Ad Seeks Nanny for 18-Year-Old College Student, Must Keep Fridge Stocked with 'Snacks, Juice'
If you want to know the secret sauce to raising a special snowflake, you could take a cue from a parent who placed an ad in England for a nanny for an 18-year-old Canadian college student attending the University of Leeds.
The parent, who is concerned about the rigors of a “demanding first year program,” is seeking someone who “can ensure my daughter eats three healthy meals a day and the fridge is always full of healthy snacks, juice etc.”
The ad, which was posted on Indeed in late December, has been mocked on Twitter, with one user commenting on the “child’s” ability to navigate in the “real world” and practice law.
“Seriously?! If she can’t look after herself as a student how the hell is she going to manage in the real world practising law! I wouldn’t want her representing me!”
Another user took a jab at the student’s assumed privilege.
Meanwhile half her classmates will be working two jobs to survive.
— Jenny Foxe (@urbanfoxe) December 29, 2019
The “child” in this case will be an undergraduate at the University of Leeds in West Yorkshire and is pursuing a degree in law. Her parent said “she is Canadian and she needs someone to cook and clean for her.”
Rather than teaching their daughter self-sufficiency, independence and time management skills, it’s clear this parent doesn’t think their progeny can shop, prepare her own food and do her own laundry while studying.
I’m studying law and work 3 jobs alongside to pay my rent. She will never cope as an actual lawyer if she can’t manage her time well enough to cook lmao.
— Buz James (@BuzJ) December 30, 2019
The girl even has a personal driver, ensuring that she doesn’t have to navigate around Leeds City Centre from her “lovely apartment” or pick up the shopping.
But misplaced privilege such as this could come at a higher price than the cost of a nanny. According to Psychology Today, “the offspring of the affluent today are more distressed than other youth. They show disturbingly high rates of substance use, depression, anxiety, eating disorders, cheating, and stealing. It gives a whole new meaning to having it all.”

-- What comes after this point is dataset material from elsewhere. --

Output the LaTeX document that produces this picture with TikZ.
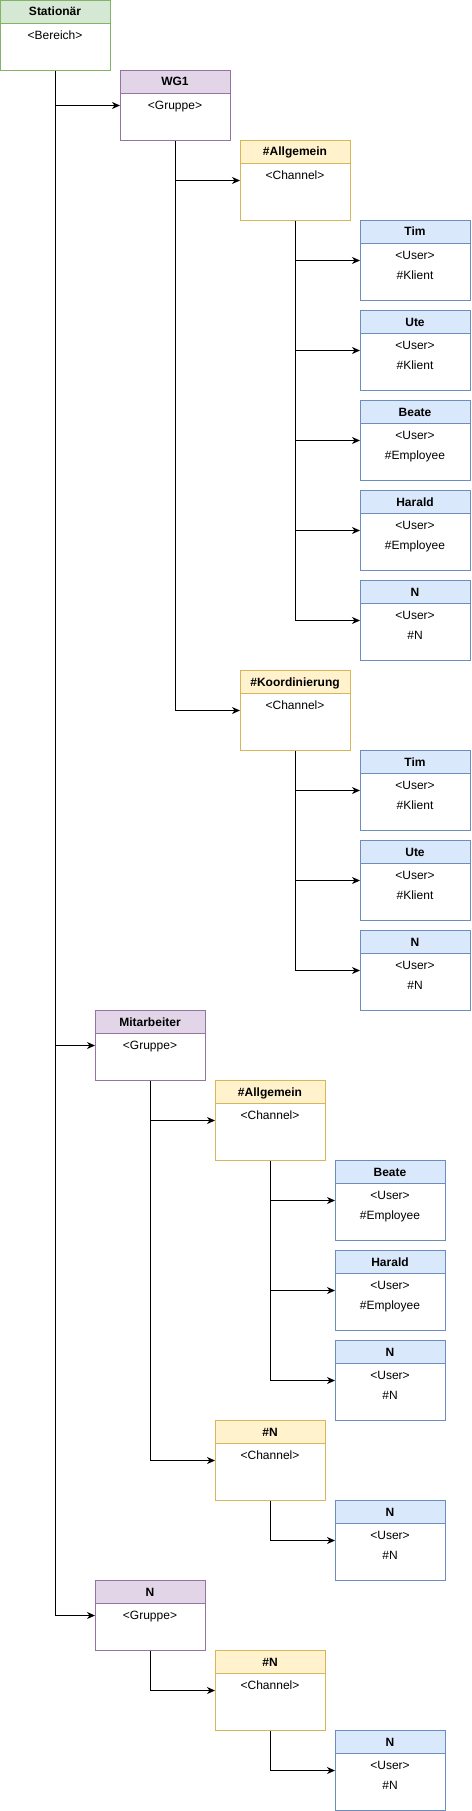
\documentclass[tikz,border=0pt]{standalone}
\usepackage{fontspec}
\setmainfont{Liberation Sans}
\usetikzlibrary{arrows.meta,calc}
\definecolor{gF}{HTML}{D5E8D4}\definecolor{gD}{HTML}{82B366}
\definecolor{pF}{HTML}{E1D5E7}\definecolor{pD}{HTML}{9673A6}
\definecolor{yF}{HTML}{FFF2CC}\definecolor{yD}{HTML}{D6B656}
\definecolor{bF}{HTML}{DAE8FC}\definecolor{bD}{HTML}{6C8EBF}
\tikzset{
  frame/.style={draw=#1, line width=1pt, minimum width=110pt, inner sep=0pt, anchor=north west, fill=white},
  lbl/.style={anchor=base, inner sep=0pt, font=\fontsize{12}{14}\selectfont},
  ttl/.style={anchor=base, inner sep=0pt, font=\fontsize{12}{14}\selectfont\bfseries},
  conn/.style={draw=black, line width=1pt, -{Stealth[length=8pt,width=7pt,inset=2.5pt]}},
}
\newcommand{\ubox}[8]{%
  \node[frame=#5D, minimum height=#4pt] (#1) at (#2,#3) {};
  \node[frame=#5D, fill=#5F, minimum height=23pt] (#1-h) at (#2,#3) {};
  \node[ttl] (#1-t) at (#2+55,#3+16) {#6};
  \node[lbl] (#1-a) at (#2+55,#3+39.5) {#7};
  \node[lbl] (#1-b) at (#2+55,#3+59.5) {#8};
}
\begin{document}
\begin{tikzpicture}[x=1pt,y=-1pt]
\useasboundingbox (0,0) rectangle (471,1811);
\ubox{S}{0}{0}{70}{g}{Stationär}{<Bereich>}{}
\ubox{W}{120}{70}{70}{p}{WG1}{<Gruppe>}{}
\ubox{A1}{240}{140}{80}{y}{\#Allgemein}{<Channel>}{}
\ubox{u1}{360}{220}{80}{b}{Tim}{<User>}{\#Klient}
\ubox{u2}{360}{310}{80}{b}{Ute}{<User>}{\#Klient}
\ubox{u3}{360}{400}{80}{b}{Beate}{<User>}{\#Employee}
\ubox{u4}{360}{490}{80}{b}{Harald}{<User>}{\#Employee}
\ubox{u5}{360}{580}{80}{b}{N}{<User>}{\#N}
\ubox{K}{240}{670}{80}{y}{\#Koordinierung}{<Channel>}{}
\ubox{u6}{360}{750}{80}{b}{Tim}{<User>}{\#Klient}
\ubox{u7}{360}{840}{80}{b}{Ute}{<User>}{\#Klient}
\ubox{u8}{360}{930}{80}{b}{N}{<User>}{\#N}
\ubox{M}{95}{1010}{70}{p}{Mitarbeiter}{<Gruppe>}{}
\ubox{A2}{215}{1080}{80}{y}{\#Allgemein}{<Channel>}{}
\ubox{u9}{335}{1160}{80}{b}{Beate}{<User>}{\#Employee}
\ubox{u10}{335}{1250}{80}{b}{Harald}{<User>}{\#Employee}
\ubox{u11}{335}{1340}{80}{b}{N}{<User>}{\#N}
\ubox{C}{215}{1420}{80}{y}{\#N}{<Channel>}{}
\ubox{u12}{335}{1500}{80}{b}{N}{<User>}{\#N}
\ubox{G}{95}{1580}{70}{p}{N}{<Gruppe>}{}
\ubox{C2}{215}{1650}{80}{y}{\#N}{<Channel>}{}
\ubox{u13}{335}{1730}{80}{b}{N}{<User>}{\#N}
\foreach \p/\c in {S/W,S/M,S/G,W/A1,W/K,A1/u1,A1/u2,A1/u3,A1/u4,A1/u5,K/u6,K/u7,K/u8,M/A2,M/C,A2/u9,A2/u10,A2/u11,C/u12,G/C2,C2/u13}
  \draw[conn] (\p.south) |- (\c.west);
\end{tikzpicture}
\end{document}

Sociologist Rachel Sherman, the author of “Uneasy Street: The Anxieties of Affluence,” has written that “Almost all of the 50 affluent parents in and around New York City that I interviewed for my book … expressed fears that children would be ‘entitled’ — a dirty word that meant, variously, lazy, materialistic, greedy, rude, selfish, and self-satisfied.

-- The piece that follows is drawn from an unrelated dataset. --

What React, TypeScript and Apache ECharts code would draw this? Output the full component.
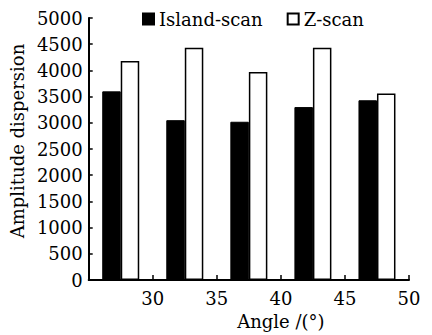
import React, { useEffect, useRef } from "react";
import * as echarts from "echarts";

const categories = ["27.5", "32.5", "37.5", "42.5", "47.5"];
const islandScan = [3600, 3050, 3020, 3300, 3430];
const zScan = [4180, 4430, 3970, 4430, 3560];
const yTicks = { min: 0, max: 5000, interval: 500 };
const xTicks = { min: 25, max: 50, interval: 5 };

const FONT = "DejaVu Serif";
const FS = 18;

export default function App() {
  const ref = useRef<HTMLDivElement>(null);
  useEffect(() => {
    document.body.style.margin = "0";
    const chart = echarts.init(ref.current!, null, { renderer: "svg" });
    chart.setOption({
      animation: false,
      backgroundColor: "#fff",
      textStyle: { fontFamily: FONT, color: "#000" },
      legend: {
        top: 5,
        left: 137,
        itemWidth: 11,
        itemHeight: 11,
        itemGap: 24,
        textStyle: { fontFamily: FONT, fontSize: FS, color: "#000" },
        data: [
          { name: "Island-scan", icon: "rect" },
          { name: "Z-scan", icon: "rect" },
        ],
      },
      grid: { left: 88, right: 23, top: 18, bottom: 53 },
      xAxis: [
        {
          type: "category",
          data: categories,
          boundaryGap: true,
          axisLine: { show: false },
          axisTick: { show: false },
          axisLabel: { show: false },
        },
        {
          type: "value",
          position: "bottom",
          min: xTicks.min,
          max: xTicks.max,
          interval: xTicks.interval,
          name: "Angle /(°)",
          nameLocation: "middle",
          nameGap: 32,
          nameTextStyle: { fontFamily: FONT, fontSize: FS, color: "#000", padding: [0, 0, 0, 64] },
          axisLine: { show: true, lineStyle: { color: "#000", width: 2 } },
          axisTick: { show: true, inside: true, length: 5, lineStyle: { color: "#000", width: 1.5 } },
          axisLabel: {
            fontFamily: FONT,
            fontSize: FS,
            color: "#000",
            margin: 9,
            showMinLabel: false,
            formatter: (v: number) => String(v),
          },
          splitLine: { show: false },
        },
      ],
      yAxis: {
        type: "value",
        min: yTicks.min,
        max: yTicks.max,
        interval: yTicks.interval,
        name: "Amplitude dispersion",
        nameLocation: "middle",
        nameGap: 62,
        nameTextStyle: { fontFamily: FONT, fontSize: FS, color: "#000", padding: [0, 0, 0, 16] },
        axisLine: { show: true, lineStyle: { color: "#000", width: 2 } },
        axisTick: { show: true, inside: true, length: 4, lineStyle: { color: "#000", width: 1.5 } },
        axisLabel: {
          fontFamily: FONT,
          fontSize: FS,
          color: "#000",
          margin: 6,
          formatter: (v: number) => String(v),
        },
        splitLine: { show: false },
      },
      series: [
        {
          name: "Island-scan",
          type: "bar",
          xAxisIndex: 0,
          data: islandScan,
          barWidth: 18.5,
          barGap: "0%",
          itemStyle: { color: "#000", borderColor: "#000", borderWidth: 1 },
        },
        {
          name: "Z-scan",
          type: "bar",
          xAxisIndex: 0,
          data: zScan,
          barWidth: 18.5,
          barGap: "0%",
          itemStyle: { color: "#fff", borderColor: "#000", borderWidth: 1.5 },
        },
      ],
    });
    return () => chart.dispose();
  }, []);
  return <div ref={ref} style={{ width: 432, height: 335 }} />;
}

“Instead, they strove to keep their children ‘grounded’ and ‘normal’. Of course, no parent wishes to raise spoiled children; but for those who face relatively few material limits, this possibility is distinctly heightened.”
In one national survey that looked at “helicopter” parents of college students, 38 percent of freshmen and 29 percent of seniors said their parents intervened with college officials on their behalves to solve problems either “very often” or “sometimes.”
Just several decades ago, 18-year-olds were going to war. Today, students can’t seem to problem-solve on their own without having a parent on speed dial.
We all wished we had parents who could help us financially or guide us through the confusing student years, but the question of when is it too much must be asked: “Give a man a fish, and you feed him for a day. Teach a man to fish, and you feed him for a lifetime.”
I’ll take an attorney who can navigate the shark-infested waters and bring me back a fish any day over one who never did her own laundry.